The Diversity, Equity and Inclusion (DEI) Committee has been working on drafting a charter as well as looking to update the school’s strategic plan to better reflect the increased focus on DEI issues, set and achieve measurable goals, and communicate these efforts to all who are interested in this essential topic. There is an ongoing effort to improve outreach to all of the constituents interested in the school’s DEI efforts. We are aware that a clear definition of the board role is very important in order to have meaningful strategic goals with achievable and measurable actions.
The audit committee has reviewed and recommended approval of the year’s financial audit. It also reviewed the school’s tax forms. The board reviewed and approved both documents.

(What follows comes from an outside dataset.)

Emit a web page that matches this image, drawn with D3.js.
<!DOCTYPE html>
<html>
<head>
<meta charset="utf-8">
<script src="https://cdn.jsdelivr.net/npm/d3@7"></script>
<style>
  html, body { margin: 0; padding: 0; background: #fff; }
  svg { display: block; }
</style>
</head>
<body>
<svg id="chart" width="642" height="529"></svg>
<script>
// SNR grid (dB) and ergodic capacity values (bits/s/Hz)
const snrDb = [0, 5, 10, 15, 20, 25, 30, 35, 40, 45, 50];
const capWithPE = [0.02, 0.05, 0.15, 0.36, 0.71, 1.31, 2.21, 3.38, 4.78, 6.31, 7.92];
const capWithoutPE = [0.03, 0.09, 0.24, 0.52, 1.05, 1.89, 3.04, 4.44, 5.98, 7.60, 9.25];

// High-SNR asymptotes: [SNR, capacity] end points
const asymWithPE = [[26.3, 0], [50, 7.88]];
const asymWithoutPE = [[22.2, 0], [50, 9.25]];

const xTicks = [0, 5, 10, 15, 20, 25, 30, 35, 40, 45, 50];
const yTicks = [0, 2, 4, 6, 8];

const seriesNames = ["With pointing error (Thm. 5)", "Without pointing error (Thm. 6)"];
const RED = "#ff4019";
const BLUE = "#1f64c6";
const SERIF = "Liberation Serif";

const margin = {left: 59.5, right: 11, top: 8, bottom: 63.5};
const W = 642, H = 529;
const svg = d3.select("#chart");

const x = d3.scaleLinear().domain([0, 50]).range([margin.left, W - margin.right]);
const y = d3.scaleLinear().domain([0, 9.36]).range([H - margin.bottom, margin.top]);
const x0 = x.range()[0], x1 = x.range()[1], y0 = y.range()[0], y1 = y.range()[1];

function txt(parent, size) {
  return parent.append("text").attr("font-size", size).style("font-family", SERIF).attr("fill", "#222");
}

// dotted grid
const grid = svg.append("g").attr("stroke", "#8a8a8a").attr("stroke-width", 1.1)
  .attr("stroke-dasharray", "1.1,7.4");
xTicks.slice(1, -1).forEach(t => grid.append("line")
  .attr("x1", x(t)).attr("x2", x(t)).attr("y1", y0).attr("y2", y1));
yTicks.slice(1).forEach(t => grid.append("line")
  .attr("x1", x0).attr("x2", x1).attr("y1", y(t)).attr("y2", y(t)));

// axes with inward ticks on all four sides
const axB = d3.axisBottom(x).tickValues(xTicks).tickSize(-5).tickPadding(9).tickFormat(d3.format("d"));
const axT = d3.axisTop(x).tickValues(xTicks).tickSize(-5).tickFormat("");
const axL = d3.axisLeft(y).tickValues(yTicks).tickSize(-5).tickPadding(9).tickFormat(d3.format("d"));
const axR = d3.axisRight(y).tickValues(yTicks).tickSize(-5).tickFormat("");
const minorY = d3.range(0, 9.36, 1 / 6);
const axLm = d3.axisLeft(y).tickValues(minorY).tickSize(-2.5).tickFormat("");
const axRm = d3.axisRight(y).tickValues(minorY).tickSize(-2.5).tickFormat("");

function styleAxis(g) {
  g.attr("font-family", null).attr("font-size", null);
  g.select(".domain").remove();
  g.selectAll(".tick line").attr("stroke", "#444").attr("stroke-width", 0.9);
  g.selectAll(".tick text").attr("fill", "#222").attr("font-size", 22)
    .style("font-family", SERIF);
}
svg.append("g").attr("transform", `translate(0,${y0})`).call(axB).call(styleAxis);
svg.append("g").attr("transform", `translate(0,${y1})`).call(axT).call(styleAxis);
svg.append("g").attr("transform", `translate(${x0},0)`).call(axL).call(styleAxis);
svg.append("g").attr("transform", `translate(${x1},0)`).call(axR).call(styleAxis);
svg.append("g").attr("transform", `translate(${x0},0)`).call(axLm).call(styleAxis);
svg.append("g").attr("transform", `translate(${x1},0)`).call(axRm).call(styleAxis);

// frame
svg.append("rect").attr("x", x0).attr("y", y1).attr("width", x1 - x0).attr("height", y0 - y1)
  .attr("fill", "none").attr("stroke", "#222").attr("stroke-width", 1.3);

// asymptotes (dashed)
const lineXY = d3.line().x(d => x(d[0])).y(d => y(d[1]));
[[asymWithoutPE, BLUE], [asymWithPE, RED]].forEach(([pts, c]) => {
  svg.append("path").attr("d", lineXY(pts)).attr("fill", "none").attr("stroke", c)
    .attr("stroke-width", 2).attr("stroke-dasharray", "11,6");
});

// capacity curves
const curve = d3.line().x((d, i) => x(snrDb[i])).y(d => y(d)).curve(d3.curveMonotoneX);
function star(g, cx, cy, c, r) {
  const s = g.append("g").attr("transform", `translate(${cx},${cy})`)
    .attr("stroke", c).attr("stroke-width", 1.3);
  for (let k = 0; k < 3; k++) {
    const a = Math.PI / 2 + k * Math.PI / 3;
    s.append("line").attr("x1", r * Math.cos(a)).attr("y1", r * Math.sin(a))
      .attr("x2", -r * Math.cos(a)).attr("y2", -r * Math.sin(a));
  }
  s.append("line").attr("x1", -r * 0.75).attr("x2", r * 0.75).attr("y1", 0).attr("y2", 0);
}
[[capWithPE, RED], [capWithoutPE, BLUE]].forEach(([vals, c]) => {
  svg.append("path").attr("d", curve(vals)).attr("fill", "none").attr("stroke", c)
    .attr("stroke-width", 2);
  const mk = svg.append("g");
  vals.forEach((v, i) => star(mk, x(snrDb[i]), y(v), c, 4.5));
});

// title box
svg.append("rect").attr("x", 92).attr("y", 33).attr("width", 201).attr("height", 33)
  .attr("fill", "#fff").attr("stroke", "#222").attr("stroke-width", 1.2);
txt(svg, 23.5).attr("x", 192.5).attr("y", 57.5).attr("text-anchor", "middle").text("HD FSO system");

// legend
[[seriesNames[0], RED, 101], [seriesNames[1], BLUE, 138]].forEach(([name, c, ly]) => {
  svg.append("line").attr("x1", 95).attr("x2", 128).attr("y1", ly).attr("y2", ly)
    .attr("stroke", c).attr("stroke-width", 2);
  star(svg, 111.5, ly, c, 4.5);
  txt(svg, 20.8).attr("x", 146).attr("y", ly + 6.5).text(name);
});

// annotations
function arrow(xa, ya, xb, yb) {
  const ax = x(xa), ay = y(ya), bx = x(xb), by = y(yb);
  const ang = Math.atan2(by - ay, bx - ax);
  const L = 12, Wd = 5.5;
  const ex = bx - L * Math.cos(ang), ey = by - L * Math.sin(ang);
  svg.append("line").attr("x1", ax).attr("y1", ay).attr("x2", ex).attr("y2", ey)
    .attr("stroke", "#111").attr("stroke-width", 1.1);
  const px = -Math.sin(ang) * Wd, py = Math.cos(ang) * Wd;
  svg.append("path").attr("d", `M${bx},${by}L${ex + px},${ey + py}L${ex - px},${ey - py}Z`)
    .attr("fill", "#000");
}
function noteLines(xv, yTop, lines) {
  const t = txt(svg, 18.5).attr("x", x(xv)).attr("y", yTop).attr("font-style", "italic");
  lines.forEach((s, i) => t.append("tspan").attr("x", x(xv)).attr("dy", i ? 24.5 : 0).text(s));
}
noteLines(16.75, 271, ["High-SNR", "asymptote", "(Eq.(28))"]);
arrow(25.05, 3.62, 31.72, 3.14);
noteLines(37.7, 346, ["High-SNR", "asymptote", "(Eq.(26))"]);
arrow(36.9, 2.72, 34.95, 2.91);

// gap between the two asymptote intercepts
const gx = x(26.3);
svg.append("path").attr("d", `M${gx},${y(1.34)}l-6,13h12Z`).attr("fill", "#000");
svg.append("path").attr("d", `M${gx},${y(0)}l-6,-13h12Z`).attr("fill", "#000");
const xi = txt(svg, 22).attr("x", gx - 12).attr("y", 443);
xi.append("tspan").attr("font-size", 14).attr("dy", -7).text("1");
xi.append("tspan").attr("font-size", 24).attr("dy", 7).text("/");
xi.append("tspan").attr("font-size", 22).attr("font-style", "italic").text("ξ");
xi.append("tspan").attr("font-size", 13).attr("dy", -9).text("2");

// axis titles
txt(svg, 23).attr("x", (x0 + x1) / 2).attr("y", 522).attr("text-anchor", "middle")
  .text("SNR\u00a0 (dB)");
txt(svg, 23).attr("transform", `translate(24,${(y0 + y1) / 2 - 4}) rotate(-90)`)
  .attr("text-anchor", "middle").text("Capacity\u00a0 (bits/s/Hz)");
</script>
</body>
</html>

Hugh Montgomery provided a brief update on development which noted the tremendous success of the previous year’s Annual Fund and the importance of the ongoing support. He also expressed appreciation for the board’s leadership and enthusiasm for the partnership the school has developed with Graham-Pelton, the consulting firm assisting us with the comprehensive campaign.
The board of trustees will meet in the middle of January for a more extended session. On behalf of the entire board, I want to extend our heartfelt gratitude to the faculty, staff, students, and families for all of the hard work done over the last eight months to keep Putney not only running but in many ways thriving under difficult circumstances. We are also grateful for the commitment to continuing this hard work as we look to brighter days this spring.
I’d like to close by expressing my deep thanks to all trustees who have once again exceeded expectations and worked so hard to ensure the vitality of Putney, and to all who continue to demonstrate a strong interest in school.